▸ **Given exercise**
Filter the listing below, copying every line in which the word "that" appears.

[Dataset entries]

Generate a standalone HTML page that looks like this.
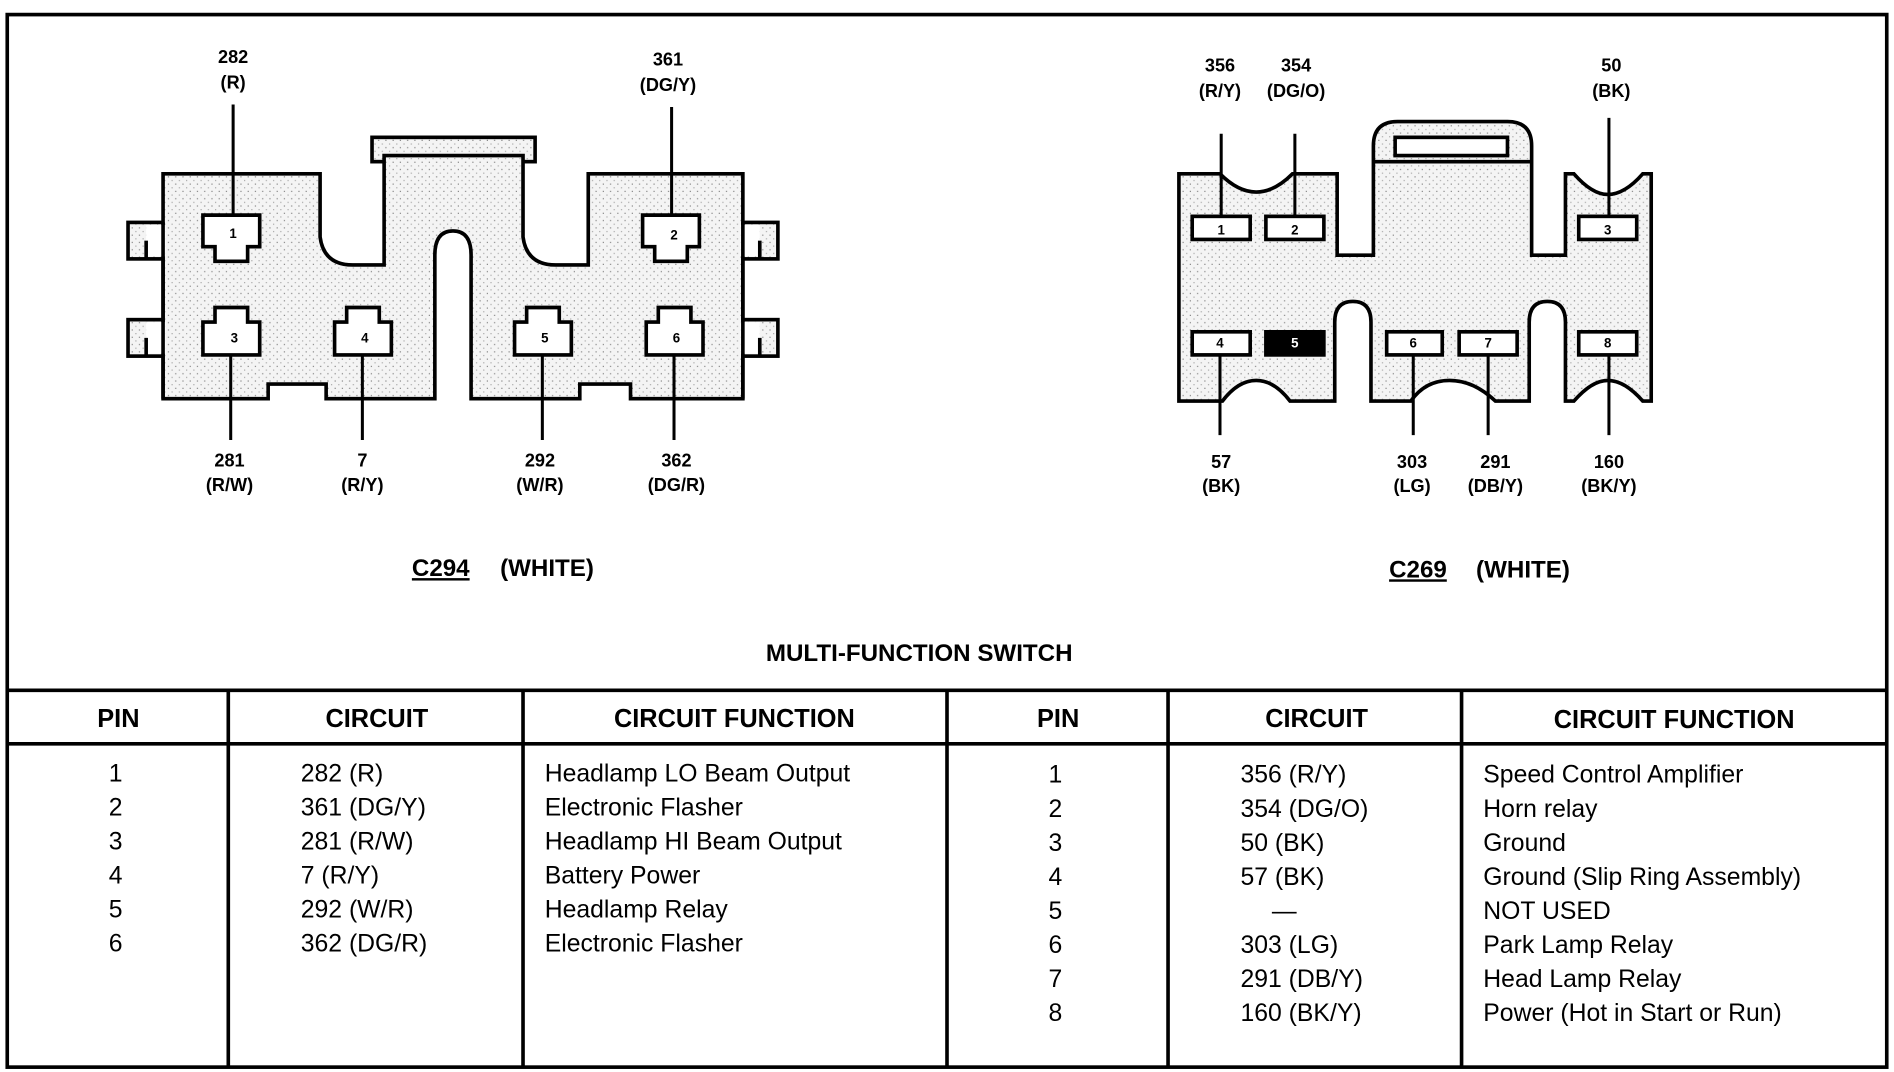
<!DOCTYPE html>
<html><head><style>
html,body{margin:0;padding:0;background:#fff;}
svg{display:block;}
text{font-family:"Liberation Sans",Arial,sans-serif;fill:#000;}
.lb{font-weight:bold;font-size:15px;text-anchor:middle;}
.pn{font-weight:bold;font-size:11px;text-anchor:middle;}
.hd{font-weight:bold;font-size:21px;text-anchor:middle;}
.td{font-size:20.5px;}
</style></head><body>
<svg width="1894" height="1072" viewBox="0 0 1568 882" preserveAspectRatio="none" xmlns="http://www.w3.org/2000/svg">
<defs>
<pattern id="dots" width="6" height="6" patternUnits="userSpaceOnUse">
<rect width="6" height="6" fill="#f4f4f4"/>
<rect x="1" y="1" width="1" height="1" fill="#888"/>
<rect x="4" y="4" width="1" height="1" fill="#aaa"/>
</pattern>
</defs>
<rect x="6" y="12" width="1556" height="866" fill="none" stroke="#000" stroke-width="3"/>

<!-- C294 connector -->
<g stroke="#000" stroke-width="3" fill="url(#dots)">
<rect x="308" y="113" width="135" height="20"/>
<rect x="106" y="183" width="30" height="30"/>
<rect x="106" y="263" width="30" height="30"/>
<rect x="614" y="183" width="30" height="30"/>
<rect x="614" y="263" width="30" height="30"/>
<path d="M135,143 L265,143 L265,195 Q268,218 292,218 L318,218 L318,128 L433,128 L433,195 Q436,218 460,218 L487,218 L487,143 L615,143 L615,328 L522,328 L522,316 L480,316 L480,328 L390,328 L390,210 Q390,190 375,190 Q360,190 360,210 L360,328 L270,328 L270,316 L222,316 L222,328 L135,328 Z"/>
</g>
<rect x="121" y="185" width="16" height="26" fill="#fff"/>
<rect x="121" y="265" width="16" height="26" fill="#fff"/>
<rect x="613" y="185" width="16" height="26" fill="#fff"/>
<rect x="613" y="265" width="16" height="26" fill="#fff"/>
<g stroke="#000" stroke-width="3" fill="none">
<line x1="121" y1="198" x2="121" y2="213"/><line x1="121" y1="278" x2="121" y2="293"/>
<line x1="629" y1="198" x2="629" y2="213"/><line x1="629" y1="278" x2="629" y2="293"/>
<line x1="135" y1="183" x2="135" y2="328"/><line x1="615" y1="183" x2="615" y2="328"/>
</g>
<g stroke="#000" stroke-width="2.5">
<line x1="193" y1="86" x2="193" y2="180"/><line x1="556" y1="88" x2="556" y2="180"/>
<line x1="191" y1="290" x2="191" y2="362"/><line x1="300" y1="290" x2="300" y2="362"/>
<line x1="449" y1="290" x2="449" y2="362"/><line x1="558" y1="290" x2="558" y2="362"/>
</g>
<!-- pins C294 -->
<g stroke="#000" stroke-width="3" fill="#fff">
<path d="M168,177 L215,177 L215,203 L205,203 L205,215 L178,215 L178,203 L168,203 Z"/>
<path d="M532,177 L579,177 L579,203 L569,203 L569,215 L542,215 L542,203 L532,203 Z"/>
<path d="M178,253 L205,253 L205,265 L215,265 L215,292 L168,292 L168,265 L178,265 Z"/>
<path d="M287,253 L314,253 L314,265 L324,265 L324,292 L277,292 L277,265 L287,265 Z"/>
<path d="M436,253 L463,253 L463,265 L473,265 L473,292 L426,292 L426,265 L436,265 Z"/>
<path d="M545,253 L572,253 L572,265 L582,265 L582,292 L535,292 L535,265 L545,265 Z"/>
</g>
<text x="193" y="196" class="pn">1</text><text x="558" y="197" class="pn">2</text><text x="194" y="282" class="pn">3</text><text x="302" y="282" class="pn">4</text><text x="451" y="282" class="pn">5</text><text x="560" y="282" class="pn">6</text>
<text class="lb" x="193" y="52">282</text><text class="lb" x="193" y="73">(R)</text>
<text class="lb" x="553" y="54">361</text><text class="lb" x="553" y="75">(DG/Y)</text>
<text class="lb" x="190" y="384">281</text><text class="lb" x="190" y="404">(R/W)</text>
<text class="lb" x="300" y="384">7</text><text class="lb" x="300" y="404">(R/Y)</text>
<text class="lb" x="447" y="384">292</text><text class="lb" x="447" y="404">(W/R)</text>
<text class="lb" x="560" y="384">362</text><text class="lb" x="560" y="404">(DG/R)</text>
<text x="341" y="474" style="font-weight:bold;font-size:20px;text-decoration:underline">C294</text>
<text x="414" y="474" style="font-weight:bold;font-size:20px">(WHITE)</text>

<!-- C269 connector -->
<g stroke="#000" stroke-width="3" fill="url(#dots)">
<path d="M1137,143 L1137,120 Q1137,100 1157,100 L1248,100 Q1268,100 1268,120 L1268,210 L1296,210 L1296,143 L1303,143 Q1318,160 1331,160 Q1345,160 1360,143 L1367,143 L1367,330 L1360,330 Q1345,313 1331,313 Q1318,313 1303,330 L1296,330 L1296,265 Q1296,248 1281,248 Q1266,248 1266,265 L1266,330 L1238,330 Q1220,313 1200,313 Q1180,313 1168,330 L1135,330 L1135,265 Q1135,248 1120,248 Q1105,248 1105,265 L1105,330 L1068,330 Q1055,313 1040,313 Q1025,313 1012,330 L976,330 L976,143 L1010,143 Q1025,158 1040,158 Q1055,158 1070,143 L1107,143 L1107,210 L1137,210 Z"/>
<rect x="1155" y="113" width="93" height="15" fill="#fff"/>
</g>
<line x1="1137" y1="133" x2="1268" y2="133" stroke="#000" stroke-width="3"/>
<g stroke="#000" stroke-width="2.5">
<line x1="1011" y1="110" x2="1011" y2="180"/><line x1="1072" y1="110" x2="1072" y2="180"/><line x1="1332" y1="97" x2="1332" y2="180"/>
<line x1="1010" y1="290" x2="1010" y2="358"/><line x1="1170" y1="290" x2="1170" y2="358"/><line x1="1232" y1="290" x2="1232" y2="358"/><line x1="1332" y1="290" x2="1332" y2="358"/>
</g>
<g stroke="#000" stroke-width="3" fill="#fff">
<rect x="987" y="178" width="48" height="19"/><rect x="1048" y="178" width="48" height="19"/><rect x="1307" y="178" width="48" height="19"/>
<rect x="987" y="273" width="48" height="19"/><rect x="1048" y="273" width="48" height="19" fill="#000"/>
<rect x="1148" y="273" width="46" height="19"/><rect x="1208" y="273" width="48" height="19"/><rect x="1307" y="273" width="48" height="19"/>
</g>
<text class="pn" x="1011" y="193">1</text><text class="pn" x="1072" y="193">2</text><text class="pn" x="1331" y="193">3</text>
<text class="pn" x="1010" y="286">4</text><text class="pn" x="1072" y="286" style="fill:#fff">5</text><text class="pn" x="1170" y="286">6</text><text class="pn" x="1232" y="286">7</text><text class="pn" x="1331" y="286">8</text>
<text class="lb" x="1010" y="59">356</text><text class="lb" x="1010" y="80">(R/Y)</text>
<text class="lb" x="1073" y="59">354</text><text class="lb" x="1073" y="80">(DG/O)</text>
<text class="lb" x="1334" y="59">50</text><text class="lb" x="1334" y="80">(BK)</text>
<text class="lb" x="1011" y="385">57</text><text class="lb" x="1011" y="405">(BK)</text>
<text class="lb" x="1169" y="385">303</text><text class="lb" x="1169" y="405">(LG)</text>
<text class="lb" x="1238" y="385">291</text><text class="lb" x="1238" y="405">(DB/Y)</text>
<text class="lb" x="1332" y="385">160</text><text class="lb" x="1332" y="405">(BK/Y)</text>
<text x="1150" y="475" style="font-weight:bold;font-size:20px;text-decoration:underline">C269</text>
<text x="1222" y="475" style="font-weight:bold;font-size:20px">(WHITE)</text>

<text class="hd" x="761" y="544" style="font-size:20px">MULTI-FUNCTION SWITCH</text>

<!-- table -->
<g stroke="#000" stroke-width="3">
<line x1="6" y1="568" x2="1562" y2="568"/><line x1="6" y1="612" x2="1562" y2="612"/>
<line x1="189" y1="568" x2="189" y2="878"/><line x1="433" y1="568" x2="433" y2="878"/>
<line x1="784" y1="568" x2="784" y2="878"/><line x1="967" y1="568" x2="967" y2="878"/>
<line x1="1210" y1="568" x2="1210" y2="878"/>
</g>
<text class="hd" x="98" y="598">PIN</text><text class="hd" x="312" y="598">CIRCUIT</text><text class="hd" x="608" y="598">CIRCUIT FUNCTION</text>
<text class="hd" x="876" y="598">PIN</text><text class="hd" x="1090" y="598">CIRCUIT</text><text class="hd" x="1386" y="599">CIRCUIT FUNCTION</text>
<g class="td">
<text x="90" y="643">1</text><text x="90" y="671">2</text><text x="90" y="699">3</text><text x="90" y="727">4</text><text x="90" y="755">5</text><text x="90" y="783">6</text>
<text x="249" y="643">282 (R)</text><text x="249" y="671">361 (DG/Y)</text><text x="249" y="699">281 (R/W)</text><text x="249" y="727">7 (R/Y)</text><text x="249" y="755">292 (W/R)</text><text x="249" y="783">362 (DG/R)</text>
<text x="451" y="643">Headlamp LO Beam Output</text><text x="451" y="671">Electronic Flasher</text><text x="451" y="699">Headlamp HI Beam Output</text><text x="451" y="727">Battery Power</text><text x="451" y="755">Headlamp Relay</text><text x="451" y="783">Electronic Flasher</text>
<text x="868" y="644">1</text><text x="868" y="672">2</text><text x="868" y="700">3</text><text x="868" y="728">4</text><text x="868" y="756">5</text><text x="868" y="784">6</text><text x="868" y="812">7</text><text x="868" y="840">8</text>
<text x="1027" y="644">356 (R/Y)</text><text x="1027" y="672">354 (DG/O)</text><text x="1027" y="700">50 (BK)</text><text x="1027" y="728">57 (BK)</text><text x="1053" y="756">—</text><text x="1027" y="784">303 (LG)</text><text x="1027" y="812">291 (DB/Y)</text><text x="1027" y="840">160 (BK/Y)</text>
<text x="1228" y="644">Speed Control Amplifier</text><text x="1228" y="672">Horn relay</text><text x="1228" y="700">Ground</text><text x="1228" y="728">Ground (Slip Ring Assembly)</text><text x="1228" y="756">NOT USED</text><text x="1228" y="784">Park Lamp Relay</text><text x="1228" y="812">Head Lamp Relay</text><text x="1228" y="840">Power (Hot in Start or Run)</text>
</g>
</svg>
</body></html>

==

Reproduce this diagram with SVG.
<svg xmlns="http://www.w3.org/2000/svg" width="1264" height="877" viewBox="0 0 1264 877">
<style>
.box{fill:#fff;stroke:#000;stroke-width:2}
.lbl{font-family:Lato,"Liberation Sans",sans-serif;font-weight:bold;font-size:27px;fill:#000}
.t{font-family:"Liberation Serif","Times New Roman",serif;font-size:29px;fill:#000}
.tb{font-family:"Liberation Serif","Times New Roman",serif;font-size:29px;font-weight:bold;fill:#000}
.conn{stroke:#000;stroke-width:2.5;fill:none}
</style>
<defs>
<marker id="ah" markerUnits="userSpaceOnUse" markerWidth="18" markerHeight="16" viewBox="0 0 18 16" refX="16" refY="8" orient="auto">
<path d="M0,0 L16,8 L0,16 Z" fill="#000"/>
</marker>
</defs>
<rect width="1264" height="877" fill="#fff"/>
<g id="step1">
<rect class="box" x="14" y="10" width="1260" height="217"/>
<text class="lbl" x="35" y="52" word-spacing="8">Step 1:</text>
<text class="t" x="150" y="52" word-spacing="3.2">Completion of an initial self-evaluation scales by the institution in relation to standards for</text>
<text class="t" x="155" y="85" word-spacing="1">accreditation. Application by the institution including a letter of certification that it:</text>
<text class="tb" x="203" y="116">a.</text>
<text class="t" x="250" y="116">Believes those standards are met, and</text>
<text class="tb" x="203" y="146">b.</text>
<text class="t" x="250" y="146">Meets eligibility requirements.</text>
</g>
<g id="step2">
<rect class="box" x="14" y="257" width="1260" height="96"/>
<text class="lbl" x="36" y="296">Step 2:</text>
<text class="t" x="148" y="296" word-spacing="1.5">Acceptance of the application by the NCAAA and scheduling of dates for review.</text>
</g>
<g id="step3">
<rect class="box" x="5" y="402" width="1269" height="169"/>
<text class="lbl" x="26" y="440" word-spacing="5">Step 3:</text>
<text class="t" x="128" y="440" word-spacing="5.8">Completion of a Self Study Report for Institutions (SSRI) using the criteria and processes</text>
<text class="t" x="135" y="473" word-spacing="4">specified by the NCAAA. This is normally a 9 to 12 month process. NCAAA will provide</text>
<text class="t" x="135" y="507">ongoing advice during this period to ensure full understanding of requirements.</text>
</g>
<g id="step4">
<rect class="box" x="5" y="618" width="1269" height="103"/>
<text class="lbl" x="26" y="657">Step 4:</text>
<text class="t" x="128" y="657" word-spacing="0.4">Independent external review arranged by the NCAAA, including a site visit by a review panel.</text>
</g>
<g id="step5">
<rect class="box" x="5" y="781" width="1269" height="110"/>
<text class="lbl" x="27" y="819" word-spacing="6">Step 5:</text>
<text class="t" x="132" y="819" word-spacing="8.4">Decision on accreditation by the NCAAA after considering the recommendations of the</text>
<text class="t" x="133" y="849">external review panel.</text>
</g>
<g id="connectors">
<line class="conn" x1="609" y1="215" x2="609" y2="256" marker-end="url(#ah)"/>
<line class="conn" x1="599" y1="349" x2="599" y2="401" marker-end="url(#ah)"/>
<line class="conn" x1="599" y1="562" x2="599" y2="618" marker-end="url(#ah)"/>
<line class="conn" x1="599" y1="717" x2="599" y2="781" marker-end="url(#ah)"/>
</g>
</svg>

▸ **Result below**
Generate a standalone HTML page that looks like this.
<text class="t" x="155" y="85" word-spacing="1">accreditation. Application by the institution including a letter of certification that it:</text>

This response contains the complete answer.